Reliable position storage allows the development of systems that store the ergonomic settings for each user. This means that the workstation can be individualized for any number of people using factors such as working height, stored work processes or user preferences.

Synchronization

The ergonomic benefits of smart electric actuators become even clearer when several of these actuators are used. For example, the actuators can be set up so that they automatically adapt to loads that are moving. In aircraft construction, for example, where five to ten people work on fuselage assembly at the same time, a work platform is required for work at height. As the fitters move around on the platform, the weight keeps shifting, which can even lead to dangerous tilted positions in extreme cases. Smart actuators distributed at several points under the platform solve the problem by balancing themselves each time the load shifts during a synchronized movement.

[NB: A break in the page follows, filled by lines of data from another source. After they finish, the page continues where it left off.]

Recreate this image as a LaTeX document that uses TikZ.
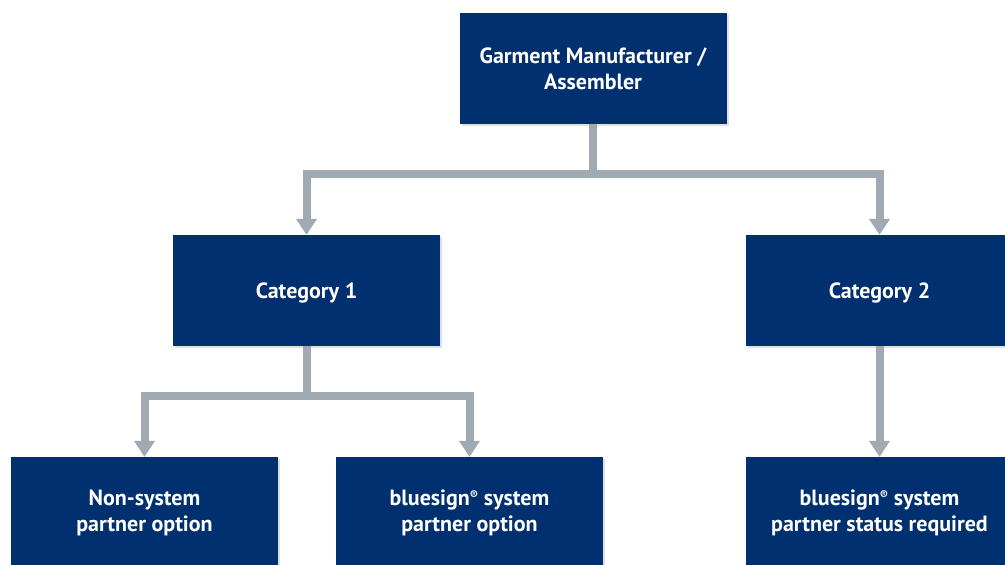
\documentclass[tikz,border=0pt]{standalone}
\usepackage{fontspec}
\setmainfont{PT Sans}
\usetikzlibrary{arrows.meta,shadows}
\definecolor{boxblue}{HTML}{00306F}
\definecolor{linegrey}{HTML}{A0AAB3}
\newcommand{\regmark}{\raisebox{0.5ex}{\fontsize{12}{12}\selectfont ®}}
\begin{document}
\begin{tikzpicture}[x=1pt,y=-1pt,
    unit/.style ={rectangle, fill=boxblue, text=white, align=center,
      minimum width=267pt, minimum height=111pt, inner sep=0pt,
      font=\fontsize{22}{26}\selectfont\bfseries,
      execute at begin node={\rule{0pt}{20pt}},
      drop shadow={shadow xshift=2pt, shadow yshift=-2pt, opacity=0.25}},
    link/.style ={draw=linegrey, line width=8pt,
      -{Triangle[width=20pt,length=16pt]}}]
   \clip (0,0) rectangle (1005,565);
   \node[unit] (top)   at (593,68.5)   {Garment Manufacturer /\\Assembler};
   \node[unit] (cat1)  at (306.5,290.5) {Category 1};
   \node[unit] (cat2)  at (879.5,290.5) {Category 2};
   \node[unit] (non)   at (144.5,512.5) {Non-system\\partner option};
   \node[unit] (opt)   at (469.5,512.5) {bluesign\regmark{} system\\partner option};
   \node[unit] (req)   at (879.5,512.5) {bluesign\regmark{} system\\partner status required};
   \coordinate (split1) at (593,174);
   \coordinate (split2) at (306.5,396);
   \draw[link] (top) -- (split1) -| (cat1);
   \draw[link] (split1) -| (cat2);
   \draw[link] (cat1) -- (split2) -| (non);
   \draw[link] (split2) -| (opt);
   \draw[link] (cat2) -- (req);
\end{tikzpicture}
\end{document}
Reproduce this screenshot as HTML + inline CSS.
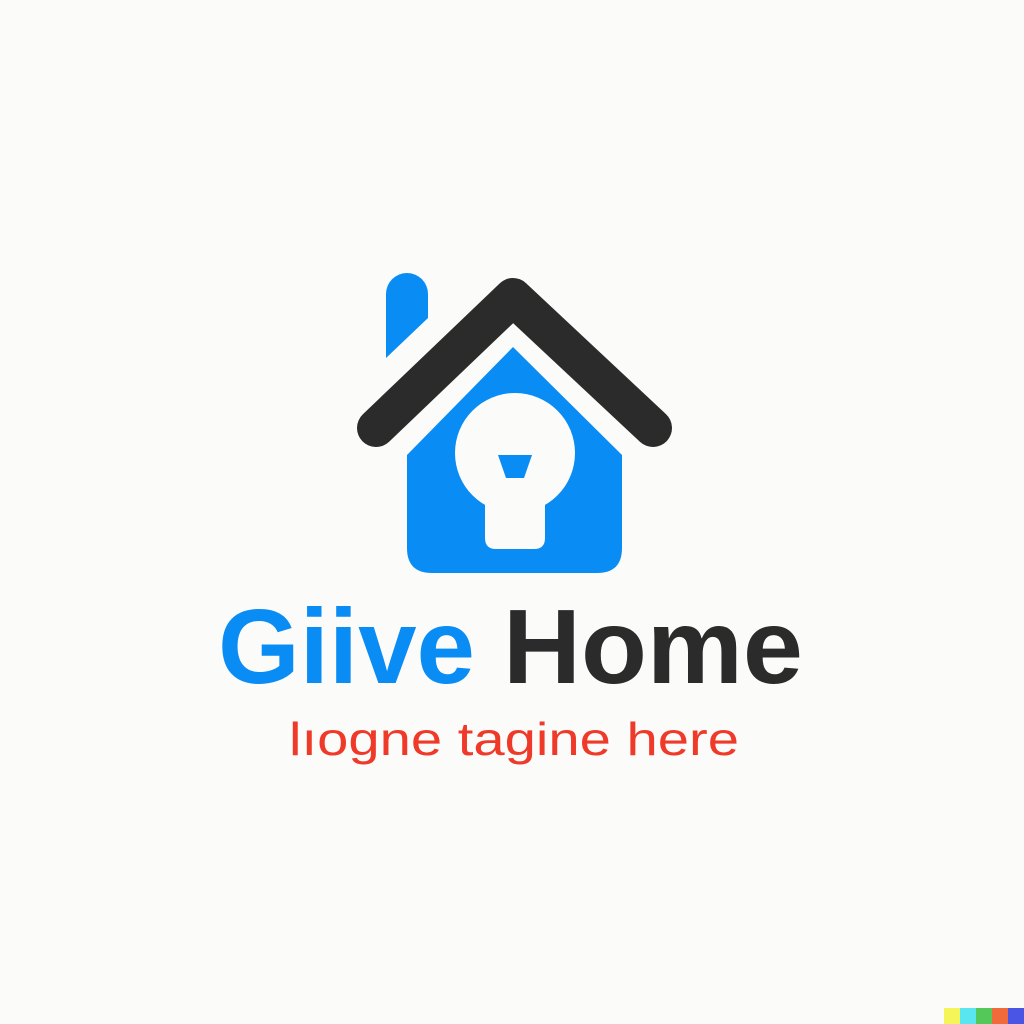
<!DOCTYPE html>
<html><head><meta charset="utf-8"><style>
html,body{margin:0;padding:0;background:#fbfbfa;}
svg{display:block}
</style></head><body>
<svg width="1024" height="1024" viewBox="0 0 1024 1024">
<rect width="1024" height="1024" fill="#fbfbfa"/>
<path d="M386,294 A21,21 0 0 1 428,294 L428,318 L386,358 Z" fill="#0a8cf5"/>
<path d="M407,455 L513,347 L622,455 L622,548 Q622,573 597,573 L432,573 Q407,573 407,548 Z" fill="#0a8cf5"/>
<polyline points="376,428 513,297 653,428" fill="none" stroke="#2b2b2b" stroke-width="38" stroke-linecap="round" stroke-linejoin="round"/>
<circle cx="515" cy="453" r="60" fill="#fbfbfa"/>
<path d="M485,490 L545,490 L545,538 Q545,549 534,549 L496,549 Q485,549 485,538 Z" fill="#fbfbfa"/>
<polygon points="498,455 532,455 524,478 506,478" fill="#0a8cf5"/>
<text x="218" y="683" font-family="Liberation Sans, sans-serif" font-size="106" font-weight="bold" fill="#0a8cf5" textLength="257" lengthAdjust="spacingAndGlyphs">Giive</text>
<text x="503" y="683" font-family="Liberation Sans, sans-serif" font-size="106" font-weight="bold" fill="#2b2b2b" textLength="300" lengthAdjust="spacingAndGlyphs">Home</text>
<text x="289" y="755" font-family="Liberation Sans, sans-serif" font-size="46" fill="#ef3a2a" textLength="450" lengthAdjust="spacingAndGlyphs">lıogne tagine here</text>
<rect x="944" y="1008" width="16" height="16" fill="#f5f55a"/>
<rect x="960" y="1008" width="16" height="16" fill="#5ae6f0"/>
<rect x="976" y="1008" width="16" height="16" fill="#55c85a"/>
<rect x="992" y="1008" width="16" height="16" fill="#f06a3c"/>
<rect x="1008" y="1008" width="16" height="16" fill="#4a55e6"/>
</svg>
</body></html>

The compensating movements on these shifted loads are realized by means of speed control coupled with position feedback. The actuators communicate via an internal network, read the speeds among themselves via the position feedback and adjust their own movements accordingly.

However, if digital feedback is used for this purpose, this results in a stuttering step. Developers can avoid this by integrating both the position and the speed into the control loop and making the adjustment based on both variables. This offers an ergonomic advantage that gently lifts a shifted load over several points.

Controlling multiple conventional actuators is also possible, but results in an imprecise, time-consuming and labor-intensive process that subjects the actuators to additional stress, which ultimately leads to jamming or other malfunctions. In contrast, the synchronization of smart actuators eliminates any uncertainties and results in a balanced, smooth and true-to-position movement.

Real-time monitoring

Smart electric actuators are able to continuously provide monitoring information regarding temperature, current draw, speed, voltage and other variables, enabling advanced condition monitoring, diagnostics and error handling. If the actuator detects a problem, it can either stop mid-stroke or complete its programmed movement and send an error message to the computer.

Based on such feedback, users can check their operations for certain patterns of use, speed and position in order to achieve greater ergonomics, safety and efficiency. This is particularly important in production automation scenarios where multiple devices are integrated. The data collected shows, for example, how often a workstation has been raised and lowered or a door opened and closed. This information can then be compared with previous values or ideal processes in order to optimize the layout of a processing cell. In addition, the recorded operating data can be compared with accident reports, which may result in the need for further ergonomic investigations. For example, if an actuator that operates a crimping tool repeatedly reports an overload, it can show the frequency of errors and indicate in which cell this occurs more frequently and at what time.

Success through diversification

The wide range of functions offered by smart electric actuators allows users to design their systems with simplicity in mind. The ability to control the actuators via digital systems, implement digital or analogue feedback, synchronize multiple actuators or monitor key figures in real time offers the entire range of instruments in one package. So if users want to implement a specific application, they can offer an automation solution that goes far beyond the basic function of a simple linear movement. Smart actuators enable automated processes without the complexity of other automation technologies such as hydraulic or pneumatic cylinders.

The more closely these control capabilities are integrated into the device, the less they stand between users and the added value they expect. The added value manifests itself in the form of employee satisfaction, occupational health and safety and productivity, which ultimately benefits the entire value chain.